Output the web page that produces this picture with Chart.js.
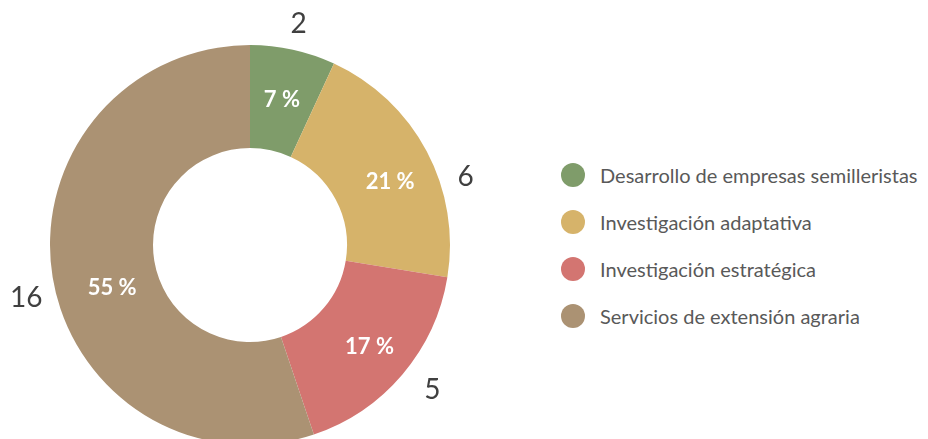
<!DOCTYPE html>
<html>
<head>
<meta charset="utf-8">
<script src="https://cdn.jsdelivr.net/npm/chart.js@4/dist/chart.umd.min.js"></script>
<style>
  html, body { margin: 0; padding: 0; background: #fff; overflow: hidden; width: 928px; height: 439px; }
  #wrap { position: absolute; left: 0; top: 0; width: 500px; height: 490px; }
  #legend { position: absolute; left: 561px; top: 158px; list-style: none; margin: 0; padding: 0;
            font-family: Lato, sans-serif; font-size: 20px; color: #595959; }
  #legend li { height: 47px; line-height: 34px; display: flex; align-items: flex-start; white-space: nowrap; }
  #legend span.dot { display: inline-block; width: 24px; height: 24px; border-radius: 50%; margin: 5px 15px 0 0; }
</style>
</head>
<body>
<div id="wrap"><canvas id="myChart" width="500" height="490"></canvas></div>
<ul id="legend"></ul>
<script>
// data
var categorias = ["Desarrollo de empresas semilleristas", "Investigación adaptativa", "Investigación estratégica", "Servicios de extensión agraria"];
var valores = [2, 6, 5, 16];
var colores = ["#7f9c6a", "#d6b36a", "#d37571", "#ab9273"];

// where the labels sit inside each slice (fraction of angle / of ring thickness)
var angFrac = [0.5, 0.55, 0.5, 0.46];
var radFrac = [0.5, 0.55, 0.58, 0.46];
var outerGap = [26, 26, 33, 30];
var outerAng = [0.5, 0.64, 0.47, 0.48];

var total = valores.reduce(function (a, b) { return a + b; }, 0);

var etiquetas = {
    id: "etiquetas",
    afterDatasetsDraw: function (chart) {
        var ctx = chart.ctx;
        var meta = chart.getDatasetMeta(0);
        ctx.save();
        ctx.textAlign = "center";
        ctx.textBaseline = "middle";
        for (let i = 0; i < meta.data.length; i++) {
            let arc = meta.data[i];
            let p = arc.getProps(["x", "y", "startAngle", "endAngle", "innerRadius", "outerRadius"], true);
            // percentage, white bold
            let a = p.startAngle + (p.endAngle - p.startAngle) * angFrac[i];
            let r = p.innerRadius + (p.outerRadius - p.innerRadius) * radFrac[i];
            ctx.fillStyle = "#ffffff";
            ctx.font = "bold 22px Lato";
            ctx.fillText(Math.round(valores[i] / total * 100) + " %", p.x + Math.cos(a) * r, p.y + Math.sin(a) * r);
            // value outside
            let a2 = p.startAngle + (p.endAngle - p.startAngle) * outerAng[i];
            let r2 = p.outerRadius + outerGap[i];
            ctx.fillStyle = "#404040";
            ctx.font = "28px Lato";
            ctx.fillText(valores[i], p.x + Math.cos(a2) * r2, p.y + Math.sin(a2) * r2);
        }
        ctx.restore();
    }
};

var myChart = new Chart(document.getElementById("myChart"), {
    type: "doughnut",
    data: {
        labels: categorias,
        datasets: [{
            data: valores,
            backgroundColor: colores,
            borderWidth: 0,
        }],
    },
    options: {
        responsive: false,
        animation: false,
        cutout: "48.5%",
        layout: { padding: { left: 50, right: 50, top: 45, bottom: 45 } },
        plugins: {
            legend: { display: false },
            tooltip: { enabled: false },
        },
    },
    plugins: [etiquetas],
});

// legend
var ul = document.getElementById("legend");
for (let i = 0; i < categorias.length; i++) {
    let li = document.createElement("li");
    li.innerHTML = '<span class="dot" style="background:' + colores[i] + '"></span>' + categorias[i];
    ul.appendChild(li);
}
</script>
</body>
</html>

::::::::::

Leave out the pictures. Transcribe only the lines above, from the first through the one that contains "var total = valores.reduce(function".

Output the web page that produces this picture with Chart.js.
<!DOCTYPE html>
<html>
<head>
<meta charset="utf-8">
<script src="https://cdn.jsdelivr.net/npm/chart.js@4/dist/chart.umd.min.js"></script>
<style>
  html, body { margin: 0; padding: 0; background: #fff; overflow: hidden; width: 928px; height: 439px; }
  #wrap { position: absolute; left: 0; top: 0; width: 500px; height: 490px; }
  #legend { position: absolute; left: 561px; top: 158px; list-style: none; margin: 0; padding: 0;
            font-family: Lato, sans-serif; font-size: 20px; color: #595959; }
  #legend li { height: 47px; line-height: 34px; display: flex; align-items: flex-start; white-space: nowrap; }
  #legend span.dot { display: inline-block; width: 24px; height: 24px; border-radius: 50%; margin: 5px 15px 0 0; }
</style>
</head>
<body>
<div id="wrap"><canvas id="myChart" width="500" height="490"></canvas></div>
<ul id="legend"></ul>
<script>
// data
var categorias = ["Desarrollo de empresas semilleristas", "Investigación adaptativa", "Investigación estratégica", "Servicios de extensión agraria"];
var valores = [2, 6, 5, 16];
var colores = ["#7f9c6a", "#d6b36a", "#d37571", "#ab9273"];

// where the labels sit inside each slice (fraction of angle / of ring thickness)
var angFrac = [0.5, 0.55, 0.5, 0.46];
var radFrac = [0.5, 0.55, 0.58, 0.46];
var outerGap = [26, 26, 33, 30];
var outerAng = [0.5, 0.64, 0.47, 0.48];

var total = valores.reduce(function (a, b) { return a + b; }, 0);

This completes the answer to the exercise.